Der einstige Weltklassestürmer hatte kaum Ballkontakte, und sein Selbstbewusstsein ist offenbar so schwer angeschlagen, dass er sich nicht einmal gegen drittklassige Verteidiger etwas zutraute. Einmal nahm er 20 Meter vor dem Tor Anlauf, hatte zweimal die Möglichkeit zum Schuss und wartete doch so lange, bis ein Liechtensteiner Abwehrbein den Weg zum Tor versperrte. Ein anderes Mal, als die gegnerische Verteidigung kollektiv schlief, stand er am Elfmeterpunkt frei vor dem Tor und zirkelte den Ball einen Meter am rechten Pfosten vorbei. Bundestrainer Joachim Löw schickte ihn dennoch auch zur zweiten Halbzeit auf den Platz, aber einen großen Gefallen tat er dem Torjäger a. D. damit nicht. Klose gelang auch in der zweiten Halbzeit nichts. Nach 64 Minuten tauschte Löw ihn endlich gegen Mario Gomez aus. Da hatte Podolski schon ein zweites Mal zugeschlagen. Dieses 2:0 war beinahe eine Kopie des ersten. Diesmal sprintete Trochowski auf dem linken Flügel davon, legte flach ab auf Podolski, der den Ball diesmal aber nicht ins lange, sondern ins kurze Eck schoss. „Ich glaube, dass er so auch genügend Einsätze bei den Bayern bekommt“, orakelte Löw.
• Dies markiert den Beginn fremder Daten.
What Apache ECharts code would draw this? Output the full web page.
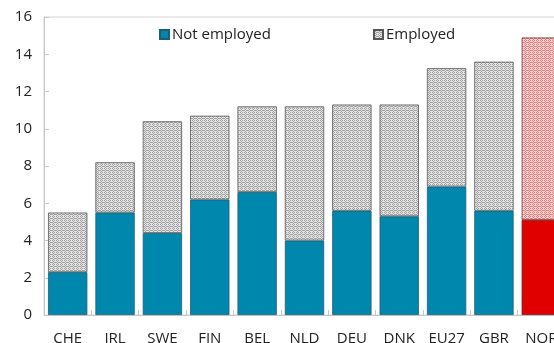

Podolskis zweites Tor war, drei Minuten nach Beginn der zweiten Halbzeit, die Entscheidung, die Stellung der Weichen in eine Richtung, an der ohnehin kaum jemand gezweifelt hatte. Die Liechtensteiner spielten weiterhin brav mit, sie liefen viel und grätschen hingabevoll, aber der Klassenunterschied stand niemals in Frage. Die deutsche Mannschaft spielte konzentriert und kontrolliert, wenn auch ohne allzu große Leidenschaft. Es fiel auf, dass, solange das Spiel vom Ergebnis her einigermaßen offen war, mehr über die linke Seite von Trochowski lief als über die rechte von Bastian Schweinsteiger. Geschuldet war das aber auch der Spielintelligenz von Philipp Lahm, der für das Offensivspiel sehr viel mehr tat als Clemens Fritz auf dem rechten Flügel.

Derartige Feinheiten aber fielen mit zunehmender Spielzeit immer weniger ins Gewicht. Die Beine der Liechtensteiner wurden schwerer, und folgerichtig fielen weitere Tore. Erst durch Simon Rolfes, dann durch Bastian Schweinsteiger, der sein 4:0 sehr viel ausgelassener feierte als Thomas Hitzlsperger den fünften Treffer. Danach machte Lukas Podolski Platz für Kevin Kuranyi, begleitet vom liebevollen Beifall der deutschen Fans. Das finale 6:0, erzielt von Heiko Westermann, beklatschte er von der Bank.